Cocaine is a highly addictive drug. While not every user will develop physical dependency on cocaine, even one-time use can provoke symptoms fatigue or depression related to brain chemistry. So what happens during cocaine withdrawal and how can symptoms be treated? We take a look here. Then, we invite your questions about what helps cocaine withdrawal at the end. We try to respond to all legitimate questions with a personal and prompt reply.
Signs of cocaine withdrawal
Cocaine produces psychoactive effects primarily by acting on the brain’s limbic system, a set of interconnected regions that regulate pleasure and motivation. When you take cocaine, a buildup of the neurochemical dopamine triggers short term euphoria. But with repeated exposure, the brain starts to adapt, and the reward pathway becomes less sensitive to natural reinforcers and to the drug itself. Tolerance to cocaine may develop (needing higher doses and/or more frequent use of cocaine for initial effect) as well as drug dependence. As users become more sensitive to cocaine’s anxiety producing, convulsant, and toxic effects, the risk of adverse psychological or physiological effects increases. So what happens in the cocaine detox timeline when users STOP taking cocaine?
First signs of cocaine withdrawal
Stimulant withdrawal, which occurs following cessation of chronic cocaine or amphetamine use, can produce a wide range of dysphoria related symptoms. These can include:
1. A crash. Following binge use, individuals may initially experience a “crash” period, which is characterized by symptoms of depression, anxiety, agitation and intense drug craving.
2. Depression. During the withdrawal phase, individuals may experience fatigue, a loss of physical and mental energy, and decreased interest in the surrounding environment.
Early signs of cocaine withdrawal
Some people complain of difficulties in short-term memory during cocaine withdrawal, such as alcoholics experience after detoxification. Another problem is feelings of anhedonia or lack of pleasure in life; a cocaine user can experience depression or other symptoms of a mood disorder that can persist beyond the period of acute detoxification.
Late signs of cocaine withdrawal
During the late withdrawal phase, individuals may experience brief periods of intense drug craving, such that objects and people in the addicted person’s life can become a conditioned trigger for craving and relapse. Some people, particularly those who have used cocaine in large amounts over long periods of time, will experience long-lasting changes in mood and memory. These changes may continue for days or weeks after the cocaine use has been stopped. Anxiety and/or depression, often accompanied by difficulty in sleeping, are some of the signs that may occur. Other patients experience panic attacks that persist for varying time periods after episodes of cocaine use.

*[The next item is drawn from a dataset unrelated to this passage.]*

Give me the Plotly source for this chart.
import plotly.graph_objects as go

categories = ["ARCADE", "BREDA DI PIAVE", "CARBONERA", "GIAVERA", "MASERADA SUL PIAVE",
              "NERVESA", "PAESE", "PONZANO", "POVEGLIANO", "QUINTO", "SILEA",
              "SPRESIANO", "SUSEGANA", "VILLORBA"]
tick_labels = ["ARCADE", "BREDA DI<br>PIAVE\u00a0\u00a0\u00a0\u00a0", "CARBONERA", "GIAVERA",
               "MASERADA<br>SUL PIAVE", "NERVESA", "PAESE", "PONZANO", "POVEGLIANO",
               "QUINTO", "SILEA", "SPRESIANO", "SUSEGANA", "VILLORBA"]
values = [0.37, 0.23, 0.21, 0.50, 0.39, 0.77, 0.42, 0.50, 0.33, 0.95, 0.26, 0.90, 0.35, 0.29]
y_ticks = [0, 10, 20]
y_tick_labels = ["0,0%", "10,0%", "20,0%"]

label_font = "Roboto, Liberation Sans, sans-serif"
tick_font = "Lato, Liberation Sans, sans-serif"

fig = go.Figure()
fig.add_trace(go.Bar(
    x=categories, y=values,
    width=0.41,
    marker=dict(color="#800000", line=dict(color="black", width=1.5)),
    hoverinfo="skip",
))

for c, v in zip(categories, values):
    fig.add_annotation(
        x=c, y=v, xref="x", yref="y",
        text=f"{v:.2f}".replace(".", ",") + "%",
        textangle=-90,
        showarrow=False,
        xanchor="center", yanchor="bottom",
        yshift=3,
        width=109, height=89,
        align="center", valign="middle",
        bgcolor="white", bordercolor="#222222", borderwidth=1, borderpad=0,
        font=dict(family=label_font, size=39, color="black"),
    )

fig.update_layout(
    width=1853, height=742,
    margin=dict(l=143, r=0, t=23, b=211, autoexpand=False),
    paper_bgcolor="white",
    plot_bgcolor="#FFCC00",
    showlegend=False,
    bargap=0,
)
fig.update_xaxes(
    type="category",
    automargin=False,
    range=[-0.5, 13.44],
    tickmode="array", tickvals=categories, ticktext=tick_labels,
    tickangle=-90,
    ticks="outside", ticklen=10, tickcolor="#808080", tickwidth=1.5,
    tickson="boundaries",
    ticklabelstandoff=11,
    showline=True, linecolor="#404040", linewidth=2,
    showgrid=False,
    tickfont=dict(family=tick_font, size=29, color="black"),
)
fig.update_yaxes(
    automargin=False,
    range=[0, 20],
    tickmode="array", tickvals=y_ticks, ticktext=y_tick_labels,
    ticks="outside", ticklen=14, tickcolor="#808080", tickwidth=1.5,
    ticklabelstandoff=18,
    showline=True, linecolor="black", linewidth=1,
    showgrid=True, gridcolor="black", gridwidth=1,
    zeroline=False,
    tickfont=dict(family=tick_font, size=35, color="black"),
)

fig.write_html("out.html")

Signs and symptoms of cocaine withdrawal treatment
Currently, there are no FDA-approved medications to treat cocaine detox symptoms during withdrawal. Several medications marketed for other diseases (e.g., vigabatrin, modafinil, tiagabine, disulfiram, and topiramate) have been reported to reduce cocaine use in controlled clinical trials. However, people who experience cocaine withdrawal usually exhibit symptoms for a relatively short time. Awareness of the development of post acute or protracted withdrawal symptoms can help prevent further harm. The danger is that the cocaine user may will interpret the symptoms as being fundamental problems with himself or herself that can be reversed or corrected by self-administration of cocaine or other drugs.
Withdrawal from cocaine abuse requires a comprehensive assessment of a person’s psychological, medical, forensic and drug use history. Moreover, because information obtained from chemically dependent persons may be incomplete of unreliable, it is important that patients receive a thorough physical examination, including blood and supervised urine samples for analysis. At least half of all people addicted to cocaine also have a mental disorder (particularly depression and attention-deficit disorder). These conditions should be suspected and treated. When diagnosed and treated, relapse rates are dramatically reduced. All prescription drug use should be monitored carefully in patients who abuse substances.
People who go through cocaine withdrawal will often use alcohol, sedatives, hypnotics, or anti-anxiety medications such as diazepam (Valium) or lorazepam (Ativan)to treat their symptoms. Use of these drugs is not recommended because it simply shifts addiction from one substance to another.